Work to complete. Your task is to copy the listing exactly. Drop any pictures from the copy.

--- Supplied material ---

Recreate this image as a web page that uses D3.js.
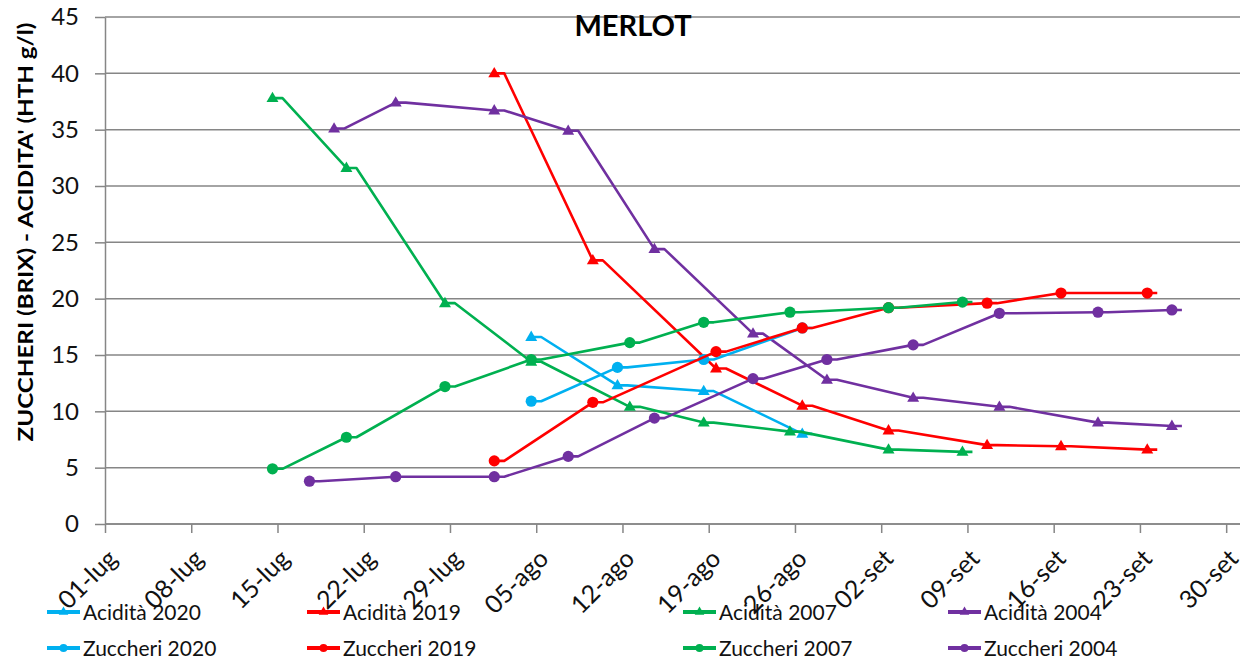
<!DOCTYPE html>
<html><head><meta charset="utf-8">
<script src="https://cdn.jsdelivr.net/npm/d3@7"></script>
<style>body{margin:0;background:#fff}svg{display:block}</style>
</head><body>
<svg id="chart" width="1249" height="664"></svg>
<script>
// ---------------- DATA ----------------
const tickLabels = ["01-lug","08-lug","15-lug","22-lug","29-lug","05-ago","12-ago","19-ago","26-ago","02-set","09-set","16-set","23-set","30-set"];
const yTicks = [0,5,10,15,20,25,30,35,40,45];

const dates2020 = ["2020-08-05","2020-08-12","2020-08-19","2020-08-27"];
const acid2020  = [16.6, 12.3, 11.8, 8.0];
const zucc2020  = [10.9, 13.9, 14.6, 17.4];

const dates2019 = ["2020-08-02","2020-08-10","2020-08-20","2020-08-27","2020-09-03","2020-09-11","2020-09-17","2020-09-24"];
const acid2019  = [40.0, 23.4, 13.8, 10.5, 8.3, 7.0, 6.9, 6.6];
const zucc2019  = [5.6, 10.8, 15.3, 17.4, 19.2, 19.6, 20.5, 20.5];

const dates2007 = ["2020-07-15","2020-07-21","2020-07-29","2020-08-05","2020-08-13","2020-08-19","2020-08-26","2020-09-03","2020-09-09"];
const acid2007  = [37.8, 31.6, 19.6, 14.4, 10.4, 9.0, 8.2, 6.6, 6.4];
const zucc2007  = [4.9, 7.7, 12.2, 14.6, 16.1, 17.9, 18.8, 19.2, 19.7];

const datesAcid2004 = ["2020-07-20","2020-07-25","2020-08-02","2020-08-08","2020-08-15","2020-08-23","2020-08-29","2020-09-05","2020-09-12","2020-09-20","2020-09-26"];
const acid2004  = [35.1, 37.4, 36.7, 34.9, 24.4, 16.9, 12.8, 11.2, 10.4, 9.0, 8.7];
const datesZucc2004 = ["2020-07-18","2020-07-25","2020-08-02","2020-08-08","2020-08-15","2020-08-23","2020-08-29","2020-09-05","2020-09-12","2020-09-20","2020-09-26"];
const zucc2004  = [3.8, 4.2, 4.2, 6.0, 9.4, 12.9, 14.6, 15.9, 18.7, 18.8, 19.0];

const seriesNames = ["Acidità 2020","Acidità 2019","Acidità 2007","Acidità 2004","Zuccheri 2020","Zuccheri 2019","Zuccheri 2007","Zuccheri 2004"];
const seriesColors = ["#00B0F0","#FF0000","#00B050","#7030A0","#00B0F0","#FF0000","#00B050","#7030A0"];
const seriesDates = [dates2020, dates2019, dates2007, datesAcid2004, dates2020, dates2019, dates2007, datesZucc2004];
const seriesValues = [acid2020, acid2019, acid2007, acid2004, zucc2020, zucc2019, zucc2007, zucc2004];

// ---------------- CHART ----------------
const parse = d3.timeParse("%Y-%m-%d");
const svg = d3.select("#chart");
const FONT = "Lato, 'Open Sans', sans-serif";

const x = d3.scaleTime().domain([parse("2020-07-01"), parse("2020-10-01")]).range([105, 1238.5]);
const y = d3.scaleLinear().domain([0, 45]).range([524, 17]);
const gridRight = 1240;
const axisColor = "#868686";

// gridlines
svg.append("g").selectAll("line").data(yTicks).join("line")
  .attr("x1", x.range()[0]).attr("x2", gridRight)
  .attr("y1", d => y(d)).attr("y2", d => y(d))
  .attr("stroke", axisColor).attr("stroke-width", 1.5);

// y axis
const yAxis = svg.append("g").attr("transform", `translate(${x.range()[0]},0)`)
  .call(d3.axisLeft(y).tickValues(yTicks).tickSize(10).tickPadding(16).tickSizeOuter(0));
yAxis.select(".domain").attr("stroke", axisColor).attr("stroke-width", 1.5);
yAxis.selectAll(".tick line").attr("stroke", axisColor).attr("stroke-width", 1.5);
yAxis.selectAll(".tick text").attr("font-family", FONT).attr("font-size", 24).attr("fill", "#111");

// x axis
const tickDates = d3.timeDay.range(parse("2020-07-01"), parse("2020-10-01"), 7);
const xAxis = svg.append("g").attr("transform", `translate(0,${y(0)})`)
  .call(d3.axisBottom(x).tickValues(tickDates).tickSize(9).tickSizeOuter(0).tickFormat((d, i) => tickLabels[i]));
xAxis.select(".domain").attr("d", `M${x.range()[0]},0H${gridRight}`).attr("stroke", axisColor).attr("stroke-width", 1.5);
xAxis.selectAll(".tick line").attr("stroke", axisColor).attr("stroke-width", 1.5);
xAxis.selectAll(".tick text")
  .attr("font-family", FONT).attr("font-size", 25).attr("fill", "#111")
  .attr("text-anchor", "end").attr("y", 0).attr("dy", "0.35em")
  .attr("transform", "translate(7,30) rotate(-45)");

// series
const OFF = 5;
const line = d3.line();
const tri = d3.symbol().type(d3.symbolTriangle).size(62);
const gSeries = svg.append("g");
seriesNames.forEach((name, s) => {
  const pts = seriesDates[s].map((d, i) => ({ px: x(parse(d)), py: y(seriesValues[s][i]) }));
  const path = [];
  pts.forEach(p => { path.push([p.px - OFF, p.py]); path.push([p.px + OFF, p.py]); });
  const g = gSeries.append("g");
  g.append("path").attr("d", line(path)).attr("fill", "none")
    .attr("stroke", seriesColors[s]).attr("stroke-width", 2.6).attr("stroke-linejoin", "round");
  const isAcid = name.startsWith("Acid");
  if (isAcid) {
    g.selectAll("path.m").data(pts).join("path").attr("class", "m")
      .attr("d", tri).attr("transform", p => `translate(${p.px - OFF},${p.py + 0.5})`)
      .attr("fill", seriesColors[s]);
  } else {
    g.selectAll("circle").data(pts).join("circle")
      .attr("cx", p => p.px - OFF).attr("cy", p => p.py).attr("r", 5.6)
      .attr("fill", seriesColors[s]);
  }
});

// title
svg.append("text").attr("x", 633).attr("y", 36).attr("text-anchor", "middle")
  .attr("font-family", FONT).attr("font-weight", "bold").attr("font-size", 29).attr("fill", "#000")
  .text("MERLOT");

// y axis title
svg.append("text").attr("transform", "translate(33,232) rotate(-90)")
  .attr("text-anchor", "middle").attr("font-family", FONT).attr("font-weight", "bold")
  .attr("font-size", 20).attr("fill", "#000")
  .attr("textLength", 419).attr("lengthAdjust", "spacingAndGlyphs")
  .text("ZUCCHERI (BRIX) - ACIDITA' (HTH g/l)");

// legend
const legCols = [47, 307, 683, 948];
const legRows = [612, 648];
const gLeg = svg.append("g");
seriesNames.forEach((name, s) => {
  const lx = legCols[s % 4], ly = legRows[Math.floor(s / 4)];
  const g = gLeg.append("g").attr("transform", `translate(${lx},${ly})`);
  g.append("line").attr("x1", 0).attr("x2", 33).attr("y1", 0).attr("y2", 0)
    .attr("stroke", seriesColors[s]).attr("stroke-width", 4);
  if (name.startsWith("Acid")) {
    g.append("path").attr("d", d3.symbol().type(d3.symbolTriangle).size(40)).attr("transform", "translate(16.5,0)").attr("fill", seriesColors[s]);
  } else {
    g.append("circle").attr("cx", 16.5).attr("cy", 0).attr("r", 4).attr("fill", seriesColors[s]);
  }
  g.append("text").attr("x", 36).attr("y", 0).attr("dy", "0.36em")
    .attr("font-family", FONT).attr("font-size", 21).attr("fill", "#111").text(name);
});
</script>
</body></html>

---

Exercise solution.
Recreate this image as a web page that uses D3.js.
<!DOCTYPE html>
<html><head><meta charset="utf-8">
<script src="https://cdn.jsdelivr.net/npm/d3@7"></script>
<style>body{margin:0;background:#fff}svg{display:block}</style>
</head><body>
<svg id="chart" width="1249" height="664"></svg>
<script>
// ---------------- DATA ----------------
const tickLabels = ["01-lug","08-lug","15-lug","22-lug","29-lug","05-ago","12-ago","19-ago","26-ago","02-set","09-set","16-set","23-set","30-set"];
const yTicks = [0,5,10,15,20,25,30,35,40,45];

const dates2020 = ["2020-08-05","2020-08-12","2020-08-19","2020-08-27"];
const acid2020  = [16.6, 12.3, 11.8, 8.0];
const zucc2020  = [10.9, 13.9, 14.6, 17.4];

const dates2019 = ["2020-08-02","2020-08-10","2020-08-20","2020-08-27","2020-09-03","2020-09-11","2020-09-17","2020-09-24"];
const acid2019  = [40.0, 23.4, 13.8, 10.5, 8.3, 7.0, 6.9, 6.6];
const zucc2019  = [5.6, 10.8, 15.3, 17.4, 19.2, 19.6, 20.5, 20.5];

const dates2007 = ["2020-07-15","2020-07-21","2020-07-29","2020-08-05","2020-08-13","2020-08-19","2020-08-26","2020-09-03","2020-09-09"];
const acid2007  = [37.8, 31.6, 19.6, 14.4, 10.4, 9.0, 8.2, 6.6, 6.4];
const zucc2007  = [4.9, 7.7, 12.2, 14.6, 16.1, 17.9, 18.8, 19.2, 19.7];

const datesAcid2004 = ["2020-07-20","2020-07-25","2020-08-02","2020-08-08","2020-08-15","2020-08-23","2020-08-29","2020-09-05","2020-09-12","2020-09-20","2020-09-26"];
const acid2004  = [35.1, 37.4, 36.7, 34.9, 24.4, 16.9, 12.8, 11.2, 10.4, 9.0, 8.7];
const datesZucc2004 = ["2020-07-18","2020-07-25","2020-08-02","2020-08-08","2020-08-15","2020-08-23","2020-08-29","2020-09-05","2020-09-12","2020-09-20","2020-09-26"];
const zucc2004  = [3.8, 4.2, 4.2, 6.0, 9.4, 12.9, 14.6, 15.9, 18.7, 18.8, 19.0];

const seriesNames = ["Acidità 2020","Acidità 2019","Acidità 2007","Acidità 2004","Zuccheri 2020","Zuccheri 2019","Zuccheri 2007","Zuccheri 2004"];
const seriesColors = ["#00B0F0","#FF0000","#00B050","#7030A0","#00B0F0","#FF0000","#00B050","#7030A0"];
const seriesDates = [dates2020, dates2019, dates2007, datesAcid2004, dates2020, dates2019, dates2007, datesZucc2004];
const seriesValues = [acid2020, acid2019, acid2007, acid2004, zucc2020, zucc2019, zucc2007, zucc2004];

// ---------------- CHART ----------------
const parse = d3.timeParse("%Y-%m-%d");
const svg = d3.select("#chart");
const FONT = "Lato, 'Open Sans', sans-serif";

const x = d3.scaleTime().domain([parse("2020-07-01"), parse("2020-10-01")]).range([105, 1238.5]);
const y = d3.scaleLinear().domain([0, 45]).range([524, 17]);
const gridRight = 1240;
const axisColor = "#868686";

// gridlines
svg.append("g").selectAll("line").data(yTicks).join("line")
  .attr("x1", x.range()[0]).attr("x2", gridRight)
  .attr("y1", d => y(d)).attr("y2", d => y(d))
  .attr("stroke", axisColor).attr("stroke-width", 1.5);

// y axis
const yAxis = svg.append("g").attr("transform", `translate(${x.range()[0]},0)`)
  .call(d3.axisLeft(y).tickValues(yTicks).tickSize(10).tickPadding(16).tickSizeOuter(0));
yAxis.select(".domain").attr("stroke", axisColor).attr("stroke-width", 1.5);
yAxis.selectAll(".tick line").attr("stroke", axisColor).attr("stroke-width", 1.5);
yAxis.selectAll(".tick text").attr("font-family", FONT).attr("font-size", 24).attr("fill", "#111");

// x axis
const tickDates = d3.timeDay.range(parse("2020-07-01"), parse("2020-10-01"), 7);
const xAxis = svg.append("g").attr("transform", `translate(0,${y(0)})`)
  .call(d3.axisBottom(x).tickValues(tickDates).tickSize(9).tickSizeOuter(0).tickFormat((d, i) => tickLabels[i]));
xAxis.select(".domain").attr("d", `M${x.range()[0]},0H${gridRight}`).attr("stroke", axisColor).attr("stroke-width", 1.5);
xAxis.selectAll(".tick line").attr("stroke", axisColor).attr("stroke-width", 1.5);
xAxis.selectAll(".tick text")
  .attr("font-family", FONT).attr("font-size", 25).attr("fill", "#111")
  .attr("text-anchor", "end").attr("y", 0).attr("dy", "0.35em")
  .attr("transform", "translate(7,30) rotate(-45)");

// series
const OFF = 5;
const line = d3.line();
const tri = d3.symbol().type(d3.symbolTriangle).size(62);
const gSeries = svg.append("g");
seriesNames.forEach((name, s) => {
  const pts = seriesDates[s].map((d, i) => ({ px: x(parse(d)), py: y(seriesValues[s][i]) }));
  const path = [];
  pts.forEach(p => { path.push([p.px - OFF, p.py]); path.push([p.px + OFF, p.py]); });
  const g = gSeries.append("g");
  g.append("path").attr("d", line(path)).attr("fill", "none")
    .attr("stroke", seriesColors[s]).attr("stroke-width", 2.6).attr("stroke-linejoin", "round");
  const isAcid = name.startsWith("Acid");
  if (isAcid) {
    g.selectAll("path.m").data(pts).join("path").attr("class", "m")
      .attr("d", tri).attr("transform", p => `translate(${p.px - OFF},${p.py + 0.5})`)
      .attr("fill", seriesColors[s]);
  } else {
    g.selectAll("circle").data(pts).join("circle")
      .attr("cx", p => p.px - OFF).attr("cy", p => p.py).attr("r", 5.6)
      .attr("fill", seriesColors[s]);
  }
});

// title
svg.append("text").attr("x", 633).attr("y", 36).attr("text-anchor", "middle")
  .attr("font-family", FONT).attr("font-weight", "bold").attr("font-size", 29).attr("fill", "#000")
  .text("MERLOT");

// y axis title
svg.append("text").attr("transform", "translate(33,232) rotate(-90)")
  .attr("text-anchor", "middle").attr("font-family", FONT).attr("font-weight", "bold")
  .attr("font-size", 20).attr("fill", "#000")
  .attr("textLength", 419).attr("lengthAdjust", "spacingAndGlyphs")
  .text("ZUCCHERI (BRIX) - ACIDITA' (HTH g/l)");

// legend
const legCols = [47, 307, 683, 948];
const legRows = [612, 648];
const gLeg = svg.append("g");
seriesNames.forEach((name, s) => {
  const lx = legCols[s % 4], ly = legRows[Math.floor(s / 4)];
  const g = gLeg.append("g").attr("transform", `translate(${lx},${ly})`);
  g.append("line").attr("x1", 0).attr("x2", 33).attr("y1", 0).attr("y2", 0)
    .attr("stroke", seriesColors[s]).attr("stroke-width", 4);
  if (name.startsWith("Acid")) {
    g.append("path").attr("d", d3.symbol().type(d3.symbolTriangle).size(40)).attr("transform", "translate(16.5,0)").attr("fill", seriesColors[s]);
  } else {
    g.append("circle").attr("cx", 16.5).attr("cy", 0).attr("r", 4).attr("fill", seriesColors[s]);
  }
  g.append("text").attr("x", 36).attr("y", 0).attr("dy", "0.36em")
    .attr("font-family", FONT).attr("font-size", 21).attr("fill", "#111").text(name);
});
</script>
</body></html>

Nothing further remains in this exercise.